Ultimately, the problems of the Starliner are the result of the privatization of the space industry, where private companies are handed the reins and the expanse beyond Earth’s atmosphere is given over to the playground for the super rich.
For all the accolades given to the fascistic Elon Musk for having a craft that is slated to rescue the stranded astronauts and bring them home next year, his own record is hardly spotless. Three out of four test launches of SpaceX’s Starship have ended in a loss of the vehicle, all the result of Musk and NASA more interested in launching the rockets to show “progress” and claiming “success” instead of proper engineering and ground testing.

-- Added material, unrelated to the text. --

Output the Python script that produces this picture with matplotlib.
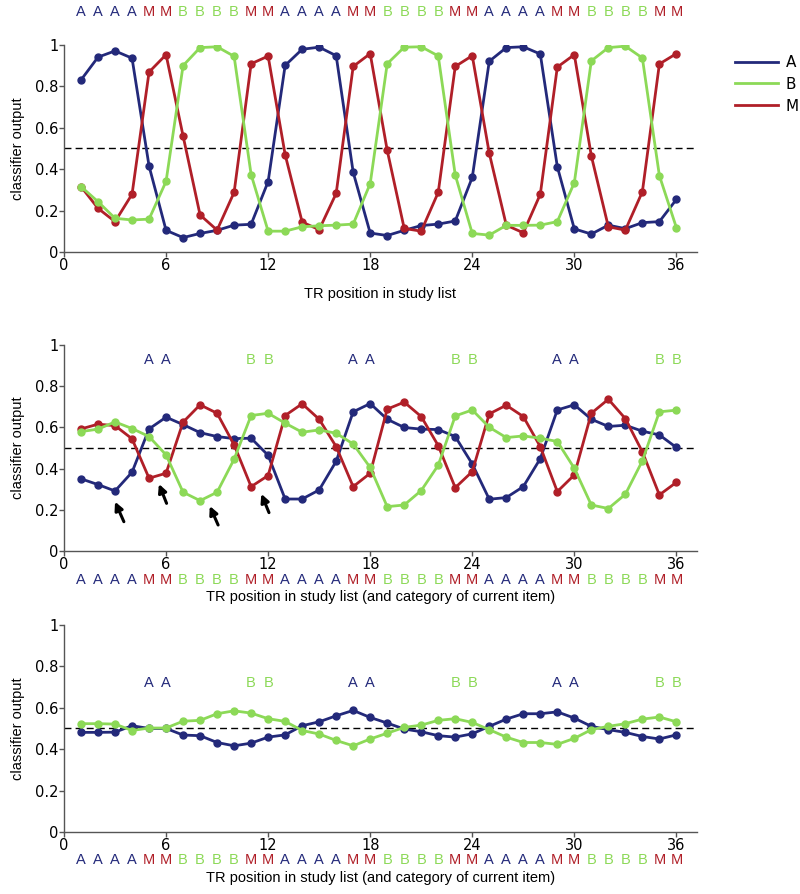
"""
Classifier output across TR positions in the study list (three panels).
"""

import matplotlib.pyplot as plt
from matplotlib.lines import Line2D

# category sequence of the study list (one per TR)
categories = list("AAAAMMBBBBMM" * 3)
tr = list(range(1, 37))

# top panel
top_a = [0.83, 0.94, 0.97, 0.935, 0.415, 0.105, 0.07, 0.09, 0.105, 0.13, 0.134, 0.34,
         0.90, 0.978, 0.988, 0.947, 0.385, 0.092, 0.08, 0.105, 0.128, 0.135, 0.15, 0.36,
         0.92, 0.986, 0.99, 0.955, 0.412, 0.112, 0.087, 0.13, 0.113, 0.142, 0.147, 0.254]
top_b = [0.316, 0.243, 0.163, 0.155, 0.159, 0.341, 0.899, 0.986, 0.99, 0.944, 0.374, 0.101,
         0.101, 0.122, 0.127, 0.13, 0.135, 0.33, 0.908, 0.988, 0.99, 0.946, 0.372, 0.09,
         0.082, 0.129, 0.129, 0.13, 0.147, 0.335, 0.922, 0.986, 0.993, 0.936, 0.369, 0.118]
top_m = [0.316, 0.211, 0.147, 0.279, 0.868, 0.952, 0.56, 0.179, 0.106, 0.288, 0.908, 0.945,
         0.47, 0.145, 0.108, 0.283, 0.895, 0.957, 0.491, 0.114, 0.101, 0.288, 0.895, 0.947,
         0.477, 0.13, 0.093, 0.279, 0.892, 0.952, 0.464, 0.122, 0.106, 0.291, 0.907, 0.957]

# middle panel
mid_a = [0.35, 0.322, 0.291, 0.382, 0.592, 0.649, 0.613, 0.574, 0.555, 0.545, 0.547, 0.464,
         0.252, 0.252, 0.296, 0.435, 0.675, 0.715, 0.639, 0.599, 0.591, 0.589, 0.555, 0.422,
         0.251, 0.259, 0.312, 0.448, 0.684, 0.709, 0.639, 0.604, 0.61, 0.581, 0.563, 0.502]
mid_b = [0.579, 0.591, 0.626, 0.594, 0.555, 0.466, 0.285, 0.244, 0.285, 0.445, 0.657, 0.668,
         0.62, 0.576, 0.587, 0.571, 0.519, 0.405, 0.215, 0.223, 0.293, 0.416, 0.655, 0.684,
         0.6, 0.55, 0.558, 0.547, 0.531, 0.401, 0.223, 0.206, 0.275, 0.437, 0.675, 0.683]
mid_m = [0.592, 0.615, 0.608, 0.544, 0.353, 0.377, 0.625, 0.709, 0.668, 0.515, 0.312, 0.366,
         0.657, 0.714, 0.639, 0.506, 0.312, 0.377, 0.688, 0.722, 0.652, 0.511, 0.307, 0.385,
         0.665, 0.707, 0.652, 0.506, 0.288, 0.369, 0.668, 0.736, 0.642, 0.481, 0.272, 0.333]

# bottom panel
bot_a = [0.481, 0.481, 0.482, 0.513, 0.5, 0.5, 0.468, 0.465, 0.432, 0.416, 0.429, 0.458,
         0.469, 0.513, 0.532, 0.561, 0.587, 0.553, 0.526, 0.497, 0.484, 0.465, 0.458, 0.474,
         0.51, 0.545, 0.571, 0.571, 0.58, 0.55, 0.51, 0.494, 0.481, 0.461, 0.449, 0.469]
bot_b = [0.523, 0.523, 0.521, 0.49, 0.502, 0.502, 0.535, 0.539, 0.571, 0.585, 0.574, 0.547,
         0.534, 0.49, 0.473, 0.442, 0.416, 0.449, 0.477, 0.505, 0.516, 0.539, 0.547, 0.529,
         0.494, 0.458, 0.432, 0.432, 0.423, 0.452, 0.494, 0.51, 0.523, 0.545, 0.555, 0.532]

# TR pairs flagged above the curves in the lower panels
flag_x = [5, 6, 11, 12, 17, 18, 23, 24, 29, 30, 35, 36]
flag_cat = list("AABBAABBAABB")

# arrows in middle panel: (tail x, tail y, head x, head y)
arrows = [(3.52, 0.142, 3.0, 0.239), (6.03, 0.231, 5.58, 0.325),
          (9.06, 0.126, 8.57, 0.218), (12.05, 0.186, 11.6, 0.277)]

COLORS = {"A": "#23297a", "B": "#8cd957", "M": "#b01f28"}
LABEL_FONT = ["Liberation Sans", "DejaVu Sans"]


def style_axes(ax):
    ax.set_xlim(0, 37.2)
    ax.set_ylim(0, 1)
    ax.set_xticks(range(0, 37, 6))
    ax.set_yticks([0, 0.2, 0.4, 0.6, 0.8, 1])
    ax.set_yticklabels(["0", "0.2", "0.4", "0.6", "0.8", "1"])
    for side in ("top", "right"):
        ax.spines[side].set_visible(False)
    for side in ("left", "bottom"):
        ax.spines[side].set_color("#555555")
        ax.spines[side].set_linewidth(1.0)
    ax.tick_params(direction="out", length=3.5, width=1, color="#555555",
                   labelsize=10.5, pad=0.5)
    ax.axhline(0.5, color="black", lw=1, ls=(0, (5, 3)), xmax=1.0, clip_on=False)
    ax.set_ylabel("classifier output", fontsize=10.5, family=LABEL_FONT, labelpad=7)


def plot_series(ax, ys, cat):
    ax.plot(tr, ys, color=COLORS[cat], lw=2, marker="o", ms=5, zorder=3)


def category_row(ax, y, transform):
    for x, c in zip(tr, categories):
        ax.text(x, y, c, color=COLORS[c], ha="center", va="center",
                fontsize=10.5, family=LABEL_FONT, transform=transform,
                clip_on=False)


fig = plt.figure(figsize=(8, 8.94), dpi=100)
left, width = 0.08, 0.791

# top panel
ax1 = fig.add_axes([left, 0.718, width, 0.232])
plot_series(ax1, top_a, "A")
plot_series(ax1, top_m, "M")
plot_series(ax1, top_b, "B")
style_axes(ax1)
category_row(ax1, 1.16, ax1.get_xaxis_transform())
ax1.set_xlabel("TR position in study list", fontsize=10.5, family=LABEL_FONT,
               labelpad=10)

handles = [Line2D([], [], color=COLORS[c], lw=2) for c in "ABM"]
fig.legend(handles, list("ABM"), loc="upper left", bbox_to_anchor=(0.902, 0.954),
           frameon=False, fontsize=11, handlelength=2.8, labelspacing=0.45,
           handletextpad=0.5)

# middle panel
ax2 = fig.add_axes([left, 0.3837, width, 0.2306])
plot_series(ax2, mid_a, "A")
plot_series(ax2, mid_m, "M")
plot_series(ax2, mid_b, "B")
style_axes(ax2)
category_row(ax2, -0.142, ax2.get_xaxis_transform())
for x, c in zip(flag_x, flag_cat):
    ax2.text(x, 0.927, c, color=COLORS[c], ha="center", va="center",
             fontsize=10.5, family=LABEL_FONT)
for tx, ty, hx, hy in arrows:
    ax2.annotate("", xy=(hx, hy), xytext=(tx, ty),
                 arrowprops=dict(arrowstyle="-|>", color="black", lw=2.2,
                                 mutation_scale=12, shrinkA=0, shrinkB=0))
ax2.set_xlabel("TR position in study list (and category of current item)",
               fontsize=10.5, family=LABEL_FONT, labelpad=13)

# bottom panel
ax3 = fig.add_axes([left, 0.0694, width, 0.2316])
plot_series(ax3, bot_a, "A")
plot_series(ax3, bot_b, "B")
style_axes(ax3)
category_row(ax3, -0.134, ax3.get_xaxis_transform())
for x, c in zip(flag_x, flag_cat):
    ax3.text(x, 0.72, c, color=COLORS[c], ha="center", va="center",
             fontsize=10.5, family=LABEL_FONT)
ax3.set_xlabel("TR position in study list (and category of current item)",
               fontsize=10.5, family=LABEL_FONT, labelpad=13)

fig.savefig("out.png", dpi=100)
plt.close(fig)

And for all the claimed innovation of both Boeing and SpaceX, neither are using technology that is particularly novel. They are still based off of the designs of the 1950s and 60s, and even the Starship only has 45 percent the thrust capacity of the Saturn V, the rocket that launched the Apollo astronauts to the Moon.
The helium pressurization technology at the center of the Boeing Starliner crises predates even the 1950s.
The development of space technology under capitalism has remained stagnant since the end of the Apollo program in 1972. The only real advance has been that the price per pound to launch unmanned vehicles has dropped significantly in the past few decades.
To date, Williams and Wilmore remain safe on the ISS and will not be returning on the Starliner. The final analysis of that vessel will be after its return to Earth, or perhaps after it burns up during reentry.
It will take a far more enlightened human civilization, one based on scientific and rational planning and which has overthrown the retrograde shackles of capitalism, to make a true attempt to reach the planets and the stars.